Task goal: Leave out the pictures, and write out exactly the lines from the beginning of the material to the line holding "const werkValues = [1130, 1130, 1176, 1177, 1146, 1125];", that line included, and nothing else.

Supplied information:
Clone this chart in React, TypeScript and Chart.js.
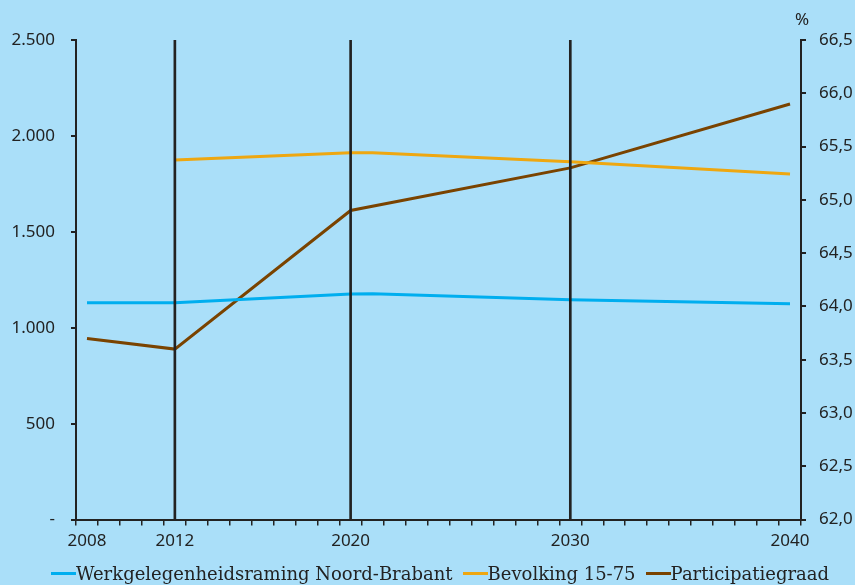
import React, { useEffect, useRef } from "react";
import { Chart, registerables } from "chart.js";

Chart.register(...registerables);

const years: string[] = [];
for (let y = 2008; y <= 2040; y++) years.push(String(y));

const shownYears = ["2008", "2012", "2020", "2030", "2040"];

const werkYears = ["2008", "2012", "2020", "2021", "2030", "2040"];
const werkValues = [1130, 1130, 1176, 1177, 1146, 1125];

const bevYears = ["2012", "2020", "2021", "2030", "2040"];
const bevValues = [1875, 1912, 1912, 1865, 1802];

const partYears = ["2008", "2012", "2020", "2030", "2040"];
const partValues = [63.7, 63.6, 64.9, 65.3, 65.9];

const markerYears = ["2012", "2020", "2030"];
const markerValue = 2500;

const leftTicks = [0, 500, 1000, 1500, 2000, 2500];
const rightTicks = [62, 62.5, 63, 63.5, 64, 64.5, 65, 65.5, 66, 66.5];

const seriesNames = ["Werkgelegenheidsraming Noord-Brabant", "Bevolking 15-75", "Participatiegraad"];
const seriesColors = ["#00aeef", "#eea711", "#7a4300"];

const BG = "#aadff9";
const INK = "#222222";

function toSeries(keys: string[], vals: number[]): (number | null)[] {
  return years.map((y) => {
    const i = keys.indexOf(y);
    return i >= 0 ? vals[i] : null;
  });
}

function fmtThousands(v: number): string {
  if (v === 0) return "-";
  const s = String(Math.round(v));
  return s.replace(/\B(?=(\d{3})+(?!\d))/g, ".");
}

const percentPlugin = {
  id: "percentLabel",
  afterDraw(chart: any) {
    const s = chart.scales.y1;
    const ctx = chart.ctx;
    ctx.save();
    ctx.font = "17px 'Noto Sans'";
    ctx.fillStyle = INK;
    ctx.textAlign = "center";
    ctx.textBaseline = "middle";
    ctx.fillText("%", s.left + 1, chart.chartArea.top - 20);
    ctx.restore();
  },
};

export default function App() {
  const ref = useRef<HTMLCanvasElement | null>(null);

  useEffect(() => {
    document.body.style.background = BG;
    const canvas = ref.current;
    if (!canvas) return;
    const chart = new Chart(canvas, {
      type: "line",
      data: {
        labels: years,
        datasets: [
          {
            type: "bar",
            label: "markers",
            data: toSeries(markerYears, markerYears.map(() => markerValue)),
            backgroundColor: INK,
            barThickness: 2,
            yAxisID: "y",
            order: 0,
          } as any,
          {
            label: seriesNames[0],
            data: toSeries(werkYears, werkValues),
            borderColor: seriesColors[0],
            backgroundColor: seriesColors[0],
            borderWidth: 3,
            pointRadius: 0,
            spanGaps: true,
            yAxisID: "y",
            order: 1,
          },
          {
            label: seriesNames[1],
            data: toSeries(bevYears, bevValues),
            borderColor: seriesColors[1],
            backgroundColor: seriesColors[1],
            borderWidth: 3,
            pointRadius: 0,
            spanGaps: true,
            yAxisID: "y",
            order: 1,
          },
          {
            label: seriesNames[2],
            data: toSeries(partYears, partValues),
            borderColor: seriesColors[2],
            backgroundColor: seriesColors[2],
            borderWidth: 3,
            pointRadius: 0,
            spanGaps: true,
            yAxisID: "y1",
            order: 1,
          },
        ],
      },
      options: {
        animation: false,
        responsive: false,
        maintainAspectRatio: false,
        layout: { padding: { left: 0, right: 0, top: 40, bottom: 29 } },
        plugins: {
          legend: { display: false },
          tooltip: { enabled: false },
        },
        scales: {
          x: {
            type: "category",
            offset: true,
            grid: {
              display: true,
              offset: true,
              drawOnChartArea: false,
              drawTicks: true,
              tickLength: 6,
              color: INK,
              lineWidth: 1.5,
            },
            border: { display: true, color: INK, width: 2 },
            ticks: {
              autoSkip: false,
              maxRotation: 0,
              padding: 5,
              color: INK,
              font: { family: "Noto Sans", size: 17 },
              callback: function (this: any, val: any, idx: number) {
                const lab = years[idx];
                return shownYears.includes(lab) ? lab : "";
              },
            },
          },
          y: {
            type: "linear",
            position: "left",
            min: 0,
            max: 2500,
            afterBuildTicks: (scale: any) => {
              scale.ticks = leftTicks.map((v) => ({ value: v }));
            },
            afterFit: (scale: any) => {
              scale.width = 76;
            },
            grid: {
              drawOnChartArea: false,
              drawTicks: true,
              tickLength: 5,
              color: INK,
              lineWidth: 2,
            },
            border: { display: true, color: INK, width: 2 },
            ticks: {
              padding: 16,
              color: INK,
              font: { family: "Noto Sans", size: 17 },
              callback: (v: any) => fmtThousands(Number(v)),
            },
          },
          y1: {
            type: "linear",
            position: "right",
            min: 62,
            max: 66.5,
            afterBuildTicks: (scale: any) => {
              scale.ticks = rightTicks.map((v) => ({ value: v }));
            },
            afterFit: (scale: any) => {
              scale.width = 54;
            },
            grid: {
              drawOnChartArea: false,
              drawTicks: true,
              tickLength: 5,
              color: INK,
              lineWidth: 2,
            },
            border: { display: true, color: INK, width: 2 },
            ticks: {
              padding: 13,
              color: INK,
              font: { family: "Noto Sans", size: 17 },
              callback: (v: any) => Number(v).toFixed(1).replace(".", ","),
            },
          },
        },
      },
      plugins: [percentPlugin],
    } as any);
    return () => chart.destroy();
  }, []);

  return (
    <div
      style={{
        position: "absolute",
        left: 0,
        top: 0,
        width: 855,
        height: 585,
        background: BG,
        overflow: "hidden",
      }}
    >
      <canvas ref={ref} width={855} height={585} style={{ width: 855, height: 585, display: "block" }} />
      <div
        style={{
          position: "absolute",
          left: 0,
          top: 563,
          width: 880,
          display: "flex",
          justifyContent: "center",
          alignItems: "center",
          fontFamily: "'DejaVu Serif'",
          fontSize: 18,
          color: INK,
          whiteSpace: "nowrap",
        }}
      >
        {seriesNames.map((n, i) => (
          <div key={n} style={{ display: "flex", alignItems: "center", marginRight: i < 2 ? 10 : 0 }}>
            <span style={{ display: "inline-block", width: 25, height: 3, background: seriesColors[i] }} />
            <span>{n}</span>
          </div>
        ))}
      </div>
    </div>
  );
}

Answer to this exercise:
Clone this chart in React, TypeScript and Chart.js.
import React, { useEffect, useRef } from "react";
import { Chart, registerables } from "chart.js";

Chart.register(...registerables);

const years: string[] = [];
for (let y = 2008; y <= 2040; y++) years.push(String(y));

const shownYears = ["2008", "2012", "2020", "2030", "2040"];

const werkYears = ["2008", "2012", "2020", "2021", "2030", "2040"];
const werkValues = [1130, 1130, 1176, 1177, 1146, 1125];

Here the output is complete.